For pro-Christmas Muslims, the esteemed place of Jesus in Islam might offer a rational defense for sharing in a Christian holiday; the Qur’an not only recognizes Jesus as a prophet, but also supports the story of his miraculous birth from a virgin mother. Some Muslims might take part in their families’ Christmas celebrations with the intention to honor Jesus as a Muslim prophet. This can even connect to Muslim traditions regarding Muhammad. Not all Muslims believe that it is appropriate to celebrate Muhammad’s birthday, but those who do might consider the celebration of other prophets’ birthdays as well.
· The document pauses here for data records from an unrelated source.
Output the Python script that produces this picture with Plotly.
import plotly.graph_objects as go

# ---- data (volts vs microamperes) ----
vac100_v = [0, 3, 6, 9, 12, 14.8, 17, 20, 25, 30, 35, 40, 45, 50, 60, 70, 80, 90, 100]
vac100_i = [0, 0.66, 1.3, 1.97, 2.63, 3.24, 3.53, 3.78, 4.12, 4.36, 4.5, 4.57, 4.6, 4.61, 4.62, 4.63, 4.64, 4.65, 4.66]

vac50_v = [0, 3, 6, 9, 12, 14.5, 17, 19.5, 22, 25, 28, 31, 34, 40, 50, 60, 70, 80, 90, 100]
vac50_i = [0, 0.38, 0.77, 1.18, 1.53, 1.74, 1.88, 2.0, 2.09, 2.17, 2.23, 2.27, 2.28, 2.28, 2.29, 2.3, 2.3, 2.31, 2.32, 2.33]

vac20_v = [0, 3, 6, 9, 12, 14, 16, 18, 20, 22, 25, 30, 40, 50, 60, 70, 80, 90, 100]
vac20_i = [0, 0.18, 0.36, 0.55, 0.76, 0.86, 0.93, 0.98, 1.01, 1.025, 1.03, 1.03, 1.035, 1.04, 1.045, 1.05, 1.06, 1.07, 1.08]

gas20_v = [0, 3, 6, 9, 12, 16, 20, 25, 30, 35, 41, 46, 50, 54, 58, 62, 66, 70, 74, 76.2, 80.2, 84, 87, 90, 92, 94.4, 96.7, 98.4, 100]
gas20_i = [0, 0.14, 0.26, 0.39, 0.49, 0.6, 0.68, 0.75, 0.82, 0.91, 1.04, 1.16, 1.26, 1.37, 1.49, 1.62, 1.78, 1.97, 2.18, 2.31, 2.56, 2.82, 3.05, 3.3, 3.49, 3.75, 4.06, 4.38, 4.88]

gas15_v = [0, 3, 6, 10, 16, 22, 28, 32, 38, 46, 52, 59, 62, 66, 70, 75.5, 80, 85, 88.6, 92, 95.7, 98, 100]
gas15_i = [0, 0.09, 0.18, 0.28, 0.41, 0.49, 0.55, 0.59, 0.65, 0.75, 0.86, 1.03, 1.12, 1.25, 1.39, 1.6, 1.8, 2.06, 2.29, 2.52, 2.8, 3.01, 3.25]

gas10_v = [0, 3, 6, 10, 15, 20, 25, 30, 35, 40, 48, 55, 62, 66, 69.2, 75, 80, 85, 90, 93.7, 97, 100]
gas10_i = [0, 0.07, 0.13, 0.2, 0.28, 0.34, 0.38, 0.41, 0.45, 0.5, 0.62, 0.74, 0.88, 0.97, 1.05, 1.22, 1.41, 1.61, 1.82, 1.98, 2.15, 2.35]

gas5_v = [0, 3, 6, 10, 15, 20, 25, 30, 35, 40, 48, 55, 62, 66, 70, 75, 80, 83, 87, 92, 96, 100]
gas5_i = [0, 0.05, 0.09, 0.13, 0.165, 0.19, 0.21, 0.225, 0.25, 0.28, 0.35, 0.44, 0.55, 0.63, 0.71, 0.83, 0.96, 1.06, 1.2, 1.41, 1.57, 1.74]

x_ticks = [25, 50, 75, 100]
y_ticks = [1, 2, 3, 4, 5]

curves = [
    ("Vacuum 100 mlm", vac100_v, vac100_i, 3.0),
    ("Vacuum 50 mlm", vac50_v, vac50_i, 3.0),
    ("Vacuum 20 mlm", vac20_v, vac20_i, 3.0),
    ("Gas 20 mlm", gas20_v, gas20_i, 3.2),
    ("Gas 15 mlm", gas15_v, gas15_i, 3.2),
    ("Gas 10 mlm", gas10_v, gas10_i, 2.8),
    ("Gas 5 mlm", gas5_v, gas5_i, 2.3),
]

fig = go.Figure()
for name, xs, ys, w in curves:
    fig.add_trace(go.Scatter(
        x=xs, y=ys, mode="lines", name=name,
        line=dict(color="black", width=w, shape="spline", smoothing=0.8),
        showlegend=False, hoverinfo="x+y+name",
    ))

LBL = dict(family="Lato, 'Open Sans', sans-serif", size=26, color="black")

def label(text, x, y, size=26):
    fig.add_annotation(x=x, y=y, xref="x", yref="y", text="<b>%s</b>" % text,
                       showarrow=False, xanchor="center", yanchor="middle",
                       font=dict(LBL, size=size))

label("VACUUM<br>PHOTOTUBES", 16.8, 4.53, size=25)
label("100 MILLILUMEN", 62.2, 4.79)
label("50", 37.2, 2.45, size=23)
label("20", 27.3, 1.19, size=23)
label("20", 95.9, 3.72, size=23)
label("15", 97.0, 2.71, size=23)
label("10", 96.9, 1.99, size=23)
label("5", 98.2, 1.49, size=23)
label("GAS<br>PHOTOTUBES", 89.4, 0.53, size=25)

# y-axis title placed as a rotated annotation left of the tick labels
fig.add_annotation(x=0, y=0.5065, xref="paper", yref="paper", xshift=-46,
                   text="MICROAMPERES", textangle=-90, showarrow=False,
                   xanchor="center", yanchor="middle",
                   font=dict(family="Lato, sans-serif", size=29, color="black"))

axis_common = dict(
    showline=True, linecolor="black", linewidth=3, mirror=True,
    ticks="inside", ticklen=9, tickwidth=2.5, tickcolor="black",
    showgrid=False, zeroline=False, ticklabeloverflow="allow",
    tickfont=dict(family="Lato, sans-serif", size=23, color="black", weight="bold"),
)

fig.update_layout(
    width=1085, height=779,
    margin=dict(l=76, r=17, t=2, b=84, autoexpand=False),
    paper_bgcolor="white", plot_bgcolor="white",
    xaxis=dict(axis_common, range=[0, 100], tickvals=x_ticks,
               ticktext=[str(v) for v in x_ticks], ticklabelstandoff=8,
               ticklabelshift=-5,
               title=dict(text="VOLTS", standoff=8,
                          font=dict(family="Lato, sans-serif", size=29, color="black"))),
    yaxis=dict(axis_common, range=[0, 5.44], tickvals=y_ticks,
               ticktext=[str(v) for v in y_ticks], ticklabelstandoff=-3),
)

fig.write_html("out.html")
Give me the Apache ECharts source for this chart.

There’s also the well-worn “children of Abraham” narrative, in which Muslims, Jews, and Christians are all said to share in a common heritage and should therefore see each other as spiritual cousins. This isn’t exactly wrong—certainly, one can derive such a position from the text of the Qur’an—but it’s limited, because constructing an Abrahamic family just performs a new set of exclusions. Bringing Abraham into this is only the “tolerant” option if we assume the entirety of the human race to be comprised of believing Abrahamic monotheists. The “children of Abraham” approach doesn’t help when it comes to my friends and family outside of the Abrahamic tent, both those who grew up as Muslims, Christians, or Jews but no longer identify themselves as such, and those who claim other traditions. Quoting a verse of the Qur’an that praises all who “believe in the last day and do what is right,” whether Jewish, Christian, or Muslim, isn’t going to be the answer every time.